As was discussed above, case law in other states suggests that all factors of the multi-factor test should be considered, and the facts of the case should be evaluated to determine if the essence of the agreement has been violated. The court in State of Indiana v. IBM took the position that performance metrics that failed to meet certain levels did not violate the main objective of that agreement—namely, to have a better welfare eligibility system. However, performance metrics are typically heavily negotiated items in an outsourcing contract; the State of Indiana was purchasing not only a welfare system that worked better than the worst system in the country, but one that met certain performance metrics for the price it agreed to pay.
In light of this uncertainty, there are several measures a customer of outsourcing services can implement to minimize the chance of a similar judgment and provide more assurances that a court will support a termination for material breach:
- Memorialize specific events that the parties agree would constitute material breach, such as failure to meet a specified number of service levels or intellectual property theft, and that would allow termination without the payment of termination charges. A court will enforce these negotiated items, but, even if a breach does not meet the requirements of these “bright line” events, they can still be useful in assessing whether the breach in question is material and offering the court some guidance.
- Include a notice requirement in the agreement prior to terminating for a “bright line” material breach event and provide an opportunity to cure the defect. Notice to the supplier will reveal any arguments it may have that the conduct at issue does not meet the “bright line” test.

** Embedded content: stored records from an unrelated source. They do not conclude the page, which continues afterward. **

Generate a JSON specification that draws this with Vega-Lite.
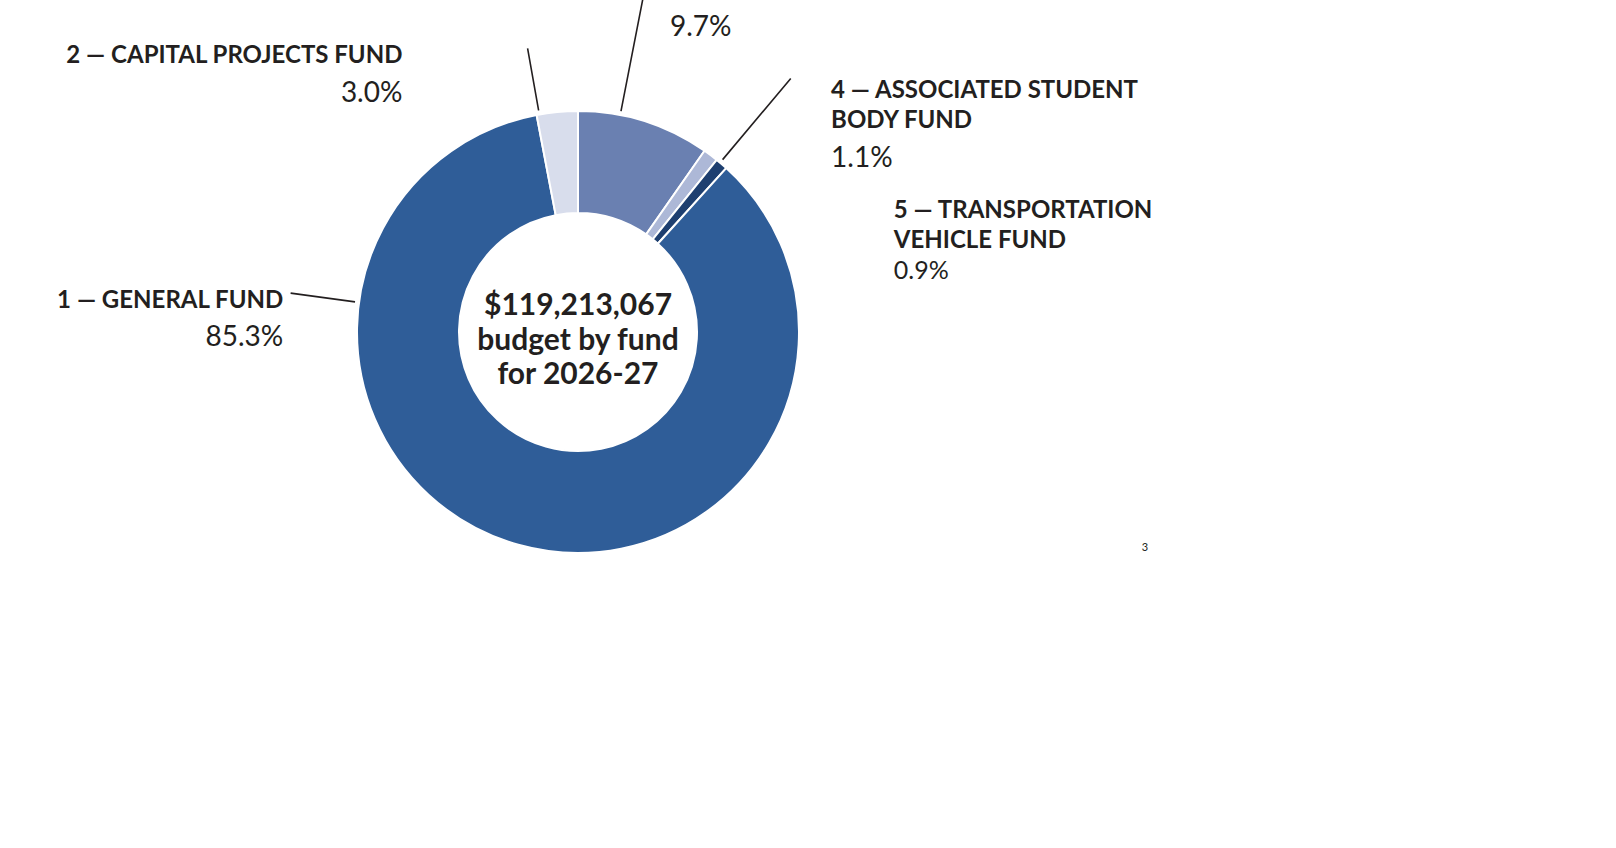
{
  "$schema": "https://vega.github.io/schema/vega-lite/v6.json",
  "width": 1156,
  "height": 664,
  "autosize": "none",
  "padding": {"left": 0, "top": 0, "right": 460, "bottom": 184},
  "background": "white",
  "config": {
    "view": {"stroke": null},
    "text": {"font": "Lato", "color": "#231f20"}
  },
  "data": {
    "values": [
      {"fund": 3, "name": "3", "share": 0.097, "order": 1},
      {"fund": 4, "name": "4 — ASSOCIATED STUDENT\nBODY FUND", "share": 0.011, "order": 2},
      {"fund": 5, "name": "5 — TRANSPORTATION\nVEHICLE FUND", "share": 0.009, "order": 3},
      {"fund": 1, "name": "1 — GENERAL FUND", "share": 0.853, "order": 4},
      {"fund": 2, "name": "2 — CAPITAL PROJECTS FUND", "share": 0.03, "order": 5}
    ]
  },
  "layer": [
    {
      "mark": {"type": "arc", "outerRadius": 221, "innerRadius": 119, "stroke": "white", "strokeWidth": 2},
      "encoding": {
        "theta": {"field": "share", "type": "quantitative", "stack": true},
        "order": {"field": "order", "type": "quantitative"},
        "color": {
          "field": "fund",
          "type": "nominal",
          "scale": {
            "domain": [1, 2, 3, 4, 5],
            "range": ["#2f5d98", "#d8ddec", "#6a80b1", "#adb8d7", "#1e3f70"]
          },
          "legend": null
        }
      }
    },
    {
      "transform": [{"filter": "datum.fund == 3"}],
      "mark": {"type": "arc", "filled": false, "color": "#231f20", "strokeWidth": 1.6, "radius": 225, "radius2": 345},
      "encoding": {
        "theta": {"datum": 0.0306, "type": "quantitative"},
        "theta2": {"datum": 0.0306}
      }
    },
    {
      "transform": [{"filter": "datum.fund == 2"}],
      "mark": {"type": "arc", "filled": false, "color": "#231f20", "strokeWidth": 1.6, "radius": 225, "radius2": 288},
      "encoding": {
        "theta": {"datum": 0.972, "type": "quantitative"},
        "theta2": {"datum": 0.972}
      }
    },
    {
      "transform": [{"filter": "datum.fund == 4"}],
      "mark": {"type": "arc", "filled": false, "color": "#231f20", "strokeWidth": 1.6, "radius": 225, "radius2": 331},
      "encoding": {
        "theta": {"datum": 0.1111, "type": "quantitative"},
        "theta2": {"datum": 0.1111}
      }
    },
    {
      "transform": [{"filter": "datum.fund == 1"}],
      "mark": {"type": "arc", "filled": false, "color": "#231f20", "strokeWidth": 1.6, "radius": 225, "radius2": 290},
      "encoding": {
        "theta": {"datum": 0.7714, "type": "quantitative"},
        "theta2": {"datum": 0.7714}
      }
    },
    {
      "mark": {"type": "text", "radius": 240, "align": "right", "baseline": "middle", "dx": -153, "dy": -37, "fontSize": 24, "fontWeight": "bold"},
      "encoding": {
        "theta": {"field": "share", "type": "quantitative", "stack": true},
        "order": {"field": "order", "type": "quantitative"},
        "text": {"condition": {"test": "datum.fund == 2", "field": "name"}, "value": ""}
      }
    },
    {
      "mark": {"type": "text", "radius": 240, "align": "right", "baseline": "middle", "dx": -153, "dy": 1, "fontSize": 28},
      "encoding": {
        "theta": {"field": "share", "type": "quantitative", "stack": true},
        "order": {"field": "order", "type": "quantitative"},
        "text": {"condition": {"test": "datum.fund == 2", "field": "share", "format": ".1%"}, "value": ""}
      }
    },
    {
      "mark": {"type": "text", "radius": 240, "align": "left", "baseline": "middle", "dx": 20, "dy": -75, "fontSize": 28},
      "encoding": {
        "theta": {"field": "share", "type": "quantitative", "stack": true},
        "order": {"field": "order", "type": "quantitative"},
        "text": {"condition": {"test": "datum.fund == 3", "field": "share", "format": ".1%"}, "value": ""}
      }
    },
    {
      "mark": {"type": "text", "radius": 240, "align": "left", "baseline": "middle", "dx": 109, "dy": -49, "fontSize": 24, "fontWeight": "bold", "lineBreak": "\n", "lineHeight": 30},
      "encoding": {
        "theta": {"field": "share", "type": "quantitative", "stack": true},
        "order": {"field": "order", "type": "quantitative"},
        "text": {"condition": {"test": "datum.fund == 4", "field": "name"}, "value": ""}
      }
    },
    {
      "mark": {"type": "text", "radius": 240, "align": "left", "baseline": "middle", "dx": 109, "dy": 19, "fontSize": 28},
      "encoding": {
        "theta": {"field": "share", "type": "quantitative", "stack": true},
        "order": {"field": "order", "type": "quantitative"},
        "text": {"condition": {"test": "datum.fund == 4", "field": "share", "format": ".1%"}, "value": ""}
      }
    },
    {
      "mark": {"type": "text", "radius": 240, "align": "left", "baseline": "middle", "dx": 160, "dy": 61, "fontSize": 24, "fontWeight": "bold", "lineBreak": "\n", "lineHeight": 30},
      "encoding": {
        "theta": {"field": "share", "type": "quantitative", "stack": true},
        "order": {"field": "order", "type": "quantitative"},
        "text": {"condition": {"test": "datum.fund == 5", "field": "name"}, "value": ""}
      }
    },
    {
      "mark": {"type": "text", "radius": 240, "align": "left", "baseline": "middle", "dx": 160, "dy": 121, "fontSize": 25},
      "encoding": {
        "theta": {"field": "share", "type": "quantitative", "stack": true},
        "order": {"field": "order", "type": "quantitative"},
        "text": {"condition": {"test": "datum.fund == 5", "field": "share", "format": ".1%"}, "value": ""}
      }
    },
    {
      "mark": {"type": "text", "radius": 240, "align": "right", "baseline": "middle", "dx": -230, "dy": -262, "fontSize": 24, "fontWeight": "bold"},
      "encoding": {
        "theta": {"field": "share", "type": "quantitative", "stack": true},
        "order": {"field": "order", "type": "quantitative"},
        "text": {"condition": {"test": "datum.fund == 1", "field": "name"}, "value": ""}
      }
    },
    {
      "mark": {"type": "text", "radius": 240, "align": "right", "baseline": "middle", "dx": -230, "dy": -225, "fontSize": 28},
      "encoding": {
        "theta": {"field": "share", "type": "quantitative", "stack": true},
        "order": {"field": "order", "type": "quantitative"},
        "text": {"condition": {"test": "datum.fund == 1", "field": "share", "format": ".1%"}, "value": ""}
      }
    },
    {
      "data": {"values": [{"total": 119213067}]},
      "mark": {"type": "text", "align": "center", "baseline": "middle", "dy": -26, "fontSize": 30, "fontWeight": "bold", "lineHeight": 34.5},
      "encoding": {
        "text": {"value": ["$119,213,067", "budget by fund", "for 2026-27"]}
      }
    },
    {
      "data": {"values": [{"page": "3"}]},
      "mark": {"type": "text", "align": "center", "baseline": "middle", "dx": 567, "dy": 216, "fontSize": 11},
      "encoding": {
        "text": {"field": "page"}
      }
    }
  ]
}
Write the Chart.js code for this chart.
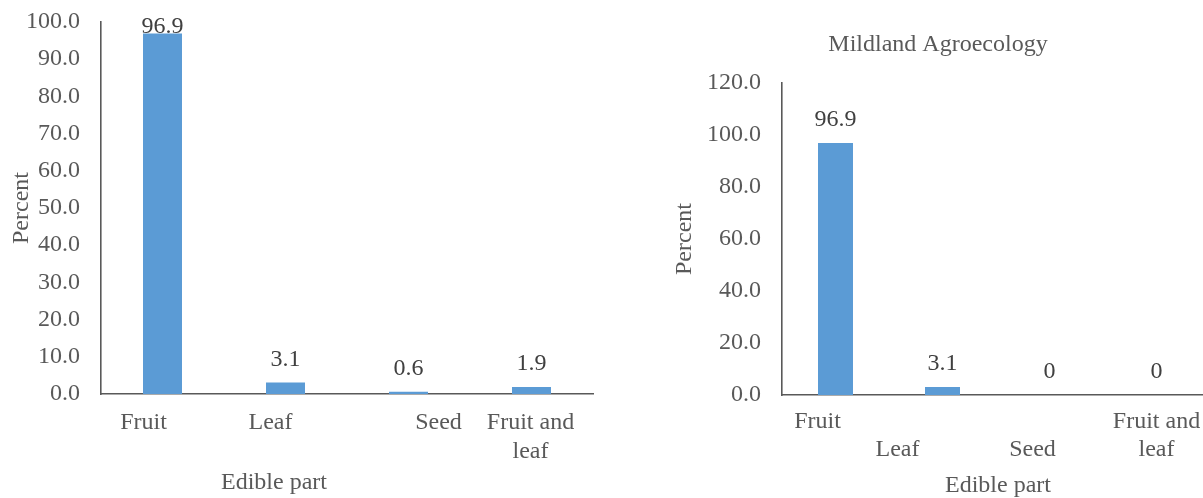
<!DOCTYPE html>
<html>
<head>
<meta charset="utf-8">
<script src="https://cdn.jsdelivr.net/npm/chart.js@4/dist/chart.umd.min.js"></script>
<style>
  html, body { margin: 0; padding: 0; background: #fff; overflow: hidden; width: 1203px; height: 498px; }
  .panel { position: absolute; top: 0; height: 498px; }
</style>
</head>
<body>
<div class="panel" style="left:0;width:600px"><canvas id="overall" width="600" height="498"></canvas></div>
<div class="panel" style="left:666px;width:544px"><canvas id="mildland" width="544" height="498"></canvas></div>
<script>
// Edible part categories (multi-line labels)
const categories = [['Fruit'], ['Leaf'], ['Seed'], ['Fruit and', 'leaf']];

// Percent of species by edible part
const overallPercent = [96.9, 3.1, 0.6, 1.9];
const mildlandPercent = [96.9, 3.1, 0, 0];

// Y-axis tick values
const overallTicks = [0, 10, 20, 30, 40, 50, 60, 70, 80, 90, 100];
const mildlandTicks = [0, 20, 40, 60, 80, 100, 120];

const FONT = '"Liberation Serif", "Times New Roman", serif';
const GREY = '#595959';
const BAR = '#5B9BD5';

// Value labels above each bar, kept inside the top of the plot
const valueLabels = {
  id: 'valueLabels',
  afterDatasetsDraw(chart) {
    const ctx = chart.ctx;
    const area = chart.chartArea;
    const meta = chart.getDatasetMeta(0);
    const values = chart.data.datasets[0].data;
    ctx.save();
    ctx.font = '24px ' + FONT;
    ctx.fillStyle = '#404040';
    ctx.textAlign = 'center';
    ctx.textBaseline = 'middle';
    meta.data.forEach((bar, i) => {
      const y = Math.max(bar.y - 23, area.top + 5);
      ctx.fillText(String(values[i]), bar.x, y);
    });
    ctx.restore();
  }
};

// Category labels under the axis plus the axis title
const categoryText = {
  id: 'categoryText',
  afterDraw(chart, args, opts) {
    const ctx = chart.ctx;
    const area = chart.chartArea;
    const xs = chart.scales.x;
    ctx.save();
    ctx.font = '24px ' + FONT;
    ctx.fillStyle = GREY;
    ctx.textAlign = 'center';
    ctx.textBaseline = 'middle';
    chart.data.labels.forEach((lines, i) => {
      const x = xs.getPixelForValue(i) + opts.shift[i];
      lines.forEach((line, j) => {
        const y = area.bottom + opts.top + (opts.row[i] + j) * opts.lineGap;
        ctx.fillText(line, x, y);
      });
    });
    ctx.fillText(opts.title, (area.left + area.right) / 2 + opts.titleDx, area.bottom + opts.titleDy);
    ctx.restore();
  }
};

function makeChart(id, values, ticks, cfg) {
  return new Chart(document.getElementById(id), {
    type: 'bar',
    data: {
      labels: categories,
      datasets: [{
        data: values,
        backgroundColor: BAR,
        borderWidth: 0,
        categoryPercentage: 1,
        barPercentage: cfg.barPct
      }]
    },
    plugins: [valueLabels, categoryText],
    options: {
      responsive: false,
      animation: false,
      events: [],
      layout: { padding: { top: cfg.padTop, right: cfg.padRight, bottom: 0, left: 0 } },
      plugins: {
        legend: { display: false },
        tooltip: { enabled: false },
        title: cfg.title ? {
          display: true,
          text: cfg.title,
          color: GREY,
          font: { family: FONT, size: 24, weight: 'normal', lineHeight: 1.2 },
          padding: { top: 30.6, bottom: 23.6 }
        } : { display: false },
        categoryText: cfg.xText
      },
      scales: {
        x: {
          grid: { display: false, drawTicks: false },
          ticks: { display: false },
          border: { display: true, color: GREY, width: 1.6 },
          afterFit(scale) {
            scale.height = cfg.xHeight;
            scale.paddingLeft = 0;
            scale.paddingRight = 0;
          }
        },
        y: {
          min: 0,
          max: ticks[ticks.length - 1],
          grid: { display: false, drawTicks: false },
          border: { display: true, color: GREY, width: 1.6 },
          afterBuildTicks(scale) { scale.ticks = ticks.map(v => ({ value: v })); },
          ticks: {
            autoSkip: false,
            padding: 21,
            color: GREY,
            font: { family: FONT, size: 24 },
            callback: v => Number(v).toFixed(1)
          },
          title: {
            display: true,
            text: 'Percent',
            color: GREY,
            font: { family: FONT, size: 24, lineHeight: 1.2 },
            padding: { top: cfg.yTitlePad, bottom: 0 }
          },
          afterFit(scale) {
            scale.width = cfg.yWidth;
            scale.paddingTop = 0;
            scale.paddingBottom = 0;
          }
        }
      }
    }
  });
}

makeChart('overall', overallPercent, overallTicks, {
  barPct: 0.317,
  padTop: 22,
  padRight: 7,
  xHeight: 104,
  yWidth: 101,
  yTitlePad: 7.6,
  title: null,
  xText: { shift: [-19, -15, 30, -1], row: [0, 0, 0, 0], top: 29, lineGap: 29,
           title: 'Edible part', titleDx: -73, titleDy: 89 }
});

makeChart('mildland', mildlandPercent, mildlandTicks, {
  barPct: 0.327,
  padTop: 0,
  padRight: 0,
  xHeight: 103,
  yWidth: 116,
  yTitlePad: 4.6,
  title: 'Mildland Agroecology',
  xText: { shift: [-18, -45, -17, 0], row: [0, 1, 1, 0], top: 27, lineGap: 28,
           title: 'Edible part', titleDx: 2, titleDy: 91 }
});
</script>
</body>
</html>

- In addition to memorializing specific “bright line” material breach events, ensure that the agreement has a general material breach provision. Ensure that important operational items are the subject of performance measurements. For example, the call center in the agreement between the State of Indiana and IBM did not have a service level to measure the timeliness of answering phone calls, a fairly standard call center metric.
- Define specific standards of performance and try to avoid ambiguous terms, such as “industry standards” or performance that is “appropriate,” “sufficient” or a “best practice.”
- Ensure that service levels have meaningful service level credit amounts to stress the importance of achieving those measurements. In State of Indiana v. IBM, the court commented that the service level credits were “miniscule” and consequently failed to give much weight to the importance of missed service levels.
- Try to minimize the number of service levels to avoid diluting the “At Risk Amount;” if this cannot be achieved without compromising operational performance, group service levels in a few performance categories.
- Do not position service level credits as liquidated damages. In State of Indiana v. IBM, the service level credits at issue were actually labeled “liquated damages” in the agreement, and the court viewed IBM’s payment of these “liquated damages” as an alternative means of performance. Most customers prefer to have the service levels met rather than to receive financial compensation for missed performance.
- Break up big projects into smaller deliverables with measurable results.
- Set service levels that allow for termination if performance falls below a predefined metric.